We retraced the entire day’s walk in a very short time. It was depressing and Iris and I were not speaking.
The taxi dropped us at the bus station in Sarria a few minutes before it closed for the day. We used the bathroom and I bought tickets to Lugos on the last bus of the day. It arrived a few minutes later. The last time I was in Lugos I remembered seeing a fairly nice hotel only a half block from the bus station so we walked there and got a room for the night. The night clerk wanted to practice her English and we talked to her and the hotel manager a while. The manager was very proud of his town and told us where the old town wall was and where we could go shopping in the morning.
I got Iris settled in the room and she did some basic laundry in the sink while we tried to figure out a way to dry it. There were no laundry facilities in the hotel nor in the city for that matter. We had asked the hotel clerk and the manager. Laundry facilities must not be something that has hit this area of Spain.
While unpacking Iris hit her head on a cabinet and the vision in her left eye was blurry for the rest of the evening.
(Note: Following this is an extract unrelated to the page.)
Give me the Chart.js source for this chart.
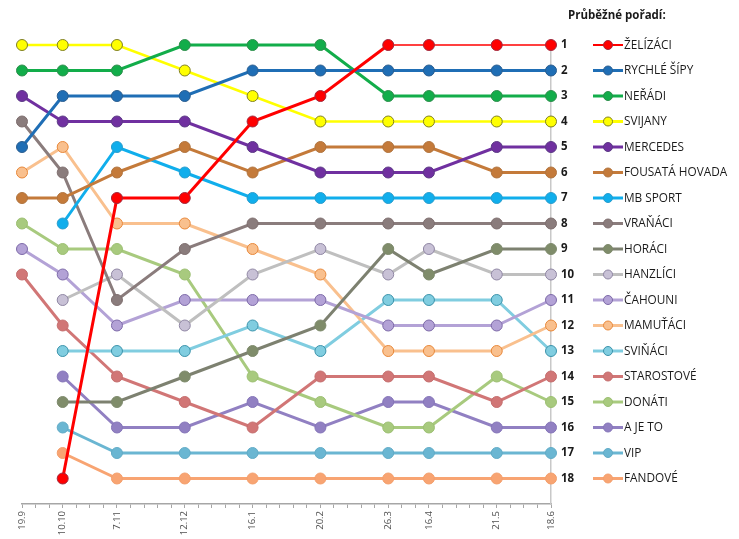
<!DOCTYPE html>
<html>
<head>
<meta charset="utf-8">
<script src="https://cdn.jsdelivr.net/npm/chart.js@4"></script>
<style>
  html, body { margin: 0; padding: 0; background: #fff; }
  #wrap { width: 739px; height: 539px; }
</style>
</head>
<body>
<div id="wrap"><canvas id="rankChart"></canvas></div>
<script>
// round dates and their distance in days from the first one
const dates = ['19.9', '10.10', '7.11', '12.12', '16.1', '20.2', '26.3', '16.4', '21.5', '18.6'];
const dayOffsets = [0, 21, 49, 84, 119, 154, 189, 210, 245, 273];

// teams in final order
const teams = ['ŽELÍZÁCI', 'RYCHLÉ ŠÍPY', 'NEŘÁDI', 'SVIJANY', 'MERCEDES', 'FOUSATÁ HOVADA',
    'MB SPORT', 'VRAŇÁCI', 'HORÁCI', 'HANZLÍCI', 'ČAHOUNI', 'MAMUŤÁCI', 'SVIŇÁCI',
    'STAROSTOVÉ', 'DONÁTI', 'A JE TO', 'VIP', 'FANDOVÉ'];

// running rank of each team per date (null = not yet ranked)
const zelizaci   = [null, 18, 7, 7, 4, 3, 1, 1, 1, 1];
const rychleSipy = [5, 3, 3, 3, 2, 2, 2, 2, 2, 2];
const neradi     = [2, 2, 2, 1, 1, 1, 3, 3, 3, 3];
const svijany    = [1, 1, 1, 2, 3, 4, 4, 4, 4, 4];
const mercedes   = [3, 4, 4, 4, 5, 6, 6, 6, 5, 5];
const fousata    = [7, 7, 6, 5, 6, 5, 5, 5, 6, 6];
const mbSport    = [null, 8, 5, 6, 7, 7, 7, 7, 7, 7];
const vranaci    = [4, 6, 11, 9, 8, 8, 8, 8, 8, 8];
const horaci     = [null, 15, 15, 14, 13, 12, 9, 10, 9, 9];
const hanzlici   = [null, 11, 10, 12, 10, 9, 10, 9, 10, 10];
const cahouni    = [9, 10, 12, 11, 11, 11, 12, 12, 12, 11];
const mamutaci   = [6, 5, 8, 8, 9, 10, 13, 13, 13, 12];
const svinaci    = [null, 13, 13, 13, 12, 13, 11, 11, 11, 13];
const starostove = [10, 12, 14, 15, 16, 14, 14, 14, 15, 14];
const donati     = [8, 9, 9, 10, 14, 15, 16, 16, 14, 15];
const ajeto      = [null, 14, 16, 16, 15, 16, 15, 15, 16, 16];
const vip        = [null, 16, 17, 17, 17, 17, 17, 17, 17, 17];
const fandove    = [null, 17, 18, 18, 18, 18, 18, 18, 18, 18];

const rankTicks = [1, 2, 3, 4, 5, 6, 7, 8, 9, 10, 11, 12, 13, 14, 15, 16, 17, 18];

const series = [zelizaci, rychleSipy, neradi, svijany, mercedes, fousata, mbSport, vranaci,
    horaci, hanzlici, cahouni, mamutaci, svinaci, starostove, donati, ajeto, vip, fandove];

// line, marker fill, marker border
const lineColors = ['#FF0000', '#1F6EB5', '#12AD4A', '#FFFF00', '#7030A0', '#C47A3A',
    '#10AEEC', '#8A7C7C', '#7D8170', '#BFBFBF', '#B3A2D6', '#F9C08E', '#80CDE0',
    '#D17676', '#A8CA7E', '#9180C2', '#6AB6D2', '#F8A472'];
const pointFills = ['#FF0000', '#1F6EB5', '#12AD4A', '#FFFF00', '#7030A0', '#C47A3A',
    '#10AEEC', '#8A7C7C', '#7F8C6A', '#C8C1D6', '#B3A2D6', '#F9C08E', '#80CDE0',
    '#D17676', '#A8CA7E', '#9180C2', '#6AB6D2', '#F8A472'];
const pointBorders = ['#A0283C', '#2A5D8F', '#2E8E4C', '#7F7F22', '#5B3A84', '#B0743F',
    '#2A9CCB', '#7E6E6E', '#7E8A6C', '#8F86A3', '#7D6AA8', '#E8883A', '#3C93AB',
    '#C46E6E', '#9CBF72', '#8575B8', '#62ABC6', '#F39F6C'];

const datasets = teams.map((name, i) => ({
    label: name,
    data: series[i].map((r, j) => ({ x: dayOffsets[j], y: r })),
    borderColor: lineColors[i],
    backgroundColor: pointFills[i],
    pointBackgroundColor: pointFills[i],
    pointBorderColor: pointBorders[i],
    pointBorderWidth: 1,
    pointRadius: 5.5,
    pointHoverRadius: 5.5,
    borderWidth: i === 3 ? 2.5 : 3,
    spanGaps: false,
    clip: false,
    segment: i === 0 ? {
        borderWidth: ctx => (ctx.p0.parsed.y === 1 && ctx.p1.parsed.y === 1) ? 1.5 : 3
    } : undefined
}));

const fontFamily = '"Open Sans", "DejaVu Sans", sans-serif';

// right hand legend: header and a sample line + name per rank row
const rankLegend = {
    id: 'rankLegend',
    afterDraw(chart) {
        const ctx = chart.ctx;
        const y = chart.scales.y;
        const left = chart.chartArea.right + 42;
        ctx.save();
        ctx.fillStyle = '#1a1a1a';
        ctx.font = 'bold 11.5px ' + fontFamily;
        ctx.textBaseline = 'middle';
        ctx.fillText('Průběžné pořadí:', chart.chartArea.right + 17, 16);
        chart.data.datasets.forEach((ds, i) => {
            const py = y.getPixelForValue(rankTicks[i]);
            ctx.strokeStyle = ds.borderColor;
            ctx.lineWidth = i === 0 ? 2 : 3;
            ctx.beginPath();
            ctx.moveTo(left, py);
            ctx.lineTo(left + 30, py);
            ctx.stroke();
            ctx.beginPath();
            ctx.arc(left + 15, py, 4.5, 0, Math.PI * 2);
            ctx.fillStyle = ds.pointBackgroundColor;
            ctx.fill();
            ctx.lineWidth = 1;
            ctx.strokeStyle = ds.pointBorderColor;
            ctx.stroke();
            ctx.fillStyle = '#1a1a1a';
            ctx.font = '11.8px ' + fontFamily;
            ctx.fillText(ds.label, left + 31, py + 0.5);
        });
        ctx.restore();
    }
};

new Chart(document.getElementById('rankChart'), {
    type: 'line',
    data: { datasets: datasets },
    plugins: [rankLegend],
    options: {
        responsive: true,
        maintainAspectRatio: false,
        animation: false,
        layout: { padding: { left: 22, right: 148, top: 45, bottom: 0 } },
        plugins: {
            legend: { display: false },
            tooltip: { enabled: false }
        },
        elements: { line: { tension: 0 } },
        scales: {
            x: {
                type: 'linear',
                min: dayOffsets[0],
                max: dayOffsets[dayOffsets.length - 1],
                afterFit: s => { s.height = 35; },
                afterBuildTicks: s => {
                    const t = [];
                    for (let d = dayOffsets[0]; d <= dayOffsets[dayOffsets.length - 1]; d += 7) t.push({ value: d });
                    s.ticks = t;
                },
                ticks: {
                    autoSkip: false,
                    maxRotation: 90,
                    minRotation: 90,
                    padding: 3,
                    color: '#505050',
                    font: { family: fontFamily, size: 9.5 },
                    callback: v => {
                        const k = dayOffsets.indexOf(v);
                        return k >= 0 ? dates[k] : '';
                    }
                },
                grid: {
                    display: true,
                    drawOnChartArea: false,
                    drawTicks: true,
                    tickLength: 4,
                    color: '#A6A6A6'
                },
                border: { display: true, color: '#A6A6A6', width: 1.5 }
            },
            y: {
                type: 'linear',
                position: 'right',
                reverse: true,
                min: 1,
                max: 19,
                afterFit: s => { s.width = 40; },
                afterBuildTicks: s => { s.ticks = rankTicks.map(v => ({ value: v })); },
                ticks: {
                    padding: 10,
                    color: '#1a1a1a',
                    font: { family: fontFamily, size: 11.5, weight: 'bold' }
                },
                grid: { display: false, drawTicks: false },
                border: { display: true, color: '#C8C8C8', width: 1.5 }
            }
        }
    }
});
</script>
</body>
</html>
I went out to find an Internet connection. This was a fun experience, roaming at night through the city. The hotel clerk and the bar keepers all described the same place just “down the street” and I eventually found it – a 24 hour, mini-mart/copying/phone and Internet service place run by a couple of teen-agers. It was a very bright, two-story oasis in a dark and dirty section of the city. I went on-line and then by phone I changed our airline reservations with Iberian Airlines. My original flight had been round trip to and from Pamplona and now I was not only eliminating the Pamplona-Madrid flight, but also changing the return dates to the day after tomorrow. Although it took a while, this all seemed to go all right. Little did I know.
I also went to the bus station and researched tickets to Madrid. I was mostly interested in the times that the busses left Lugos and chose one that left at 12:15pm. I should have also looked at the length of the bus trip because the bus I chose got in at 7:33pm and there were schedules where the duration was much less.
We went to bed without speaking much.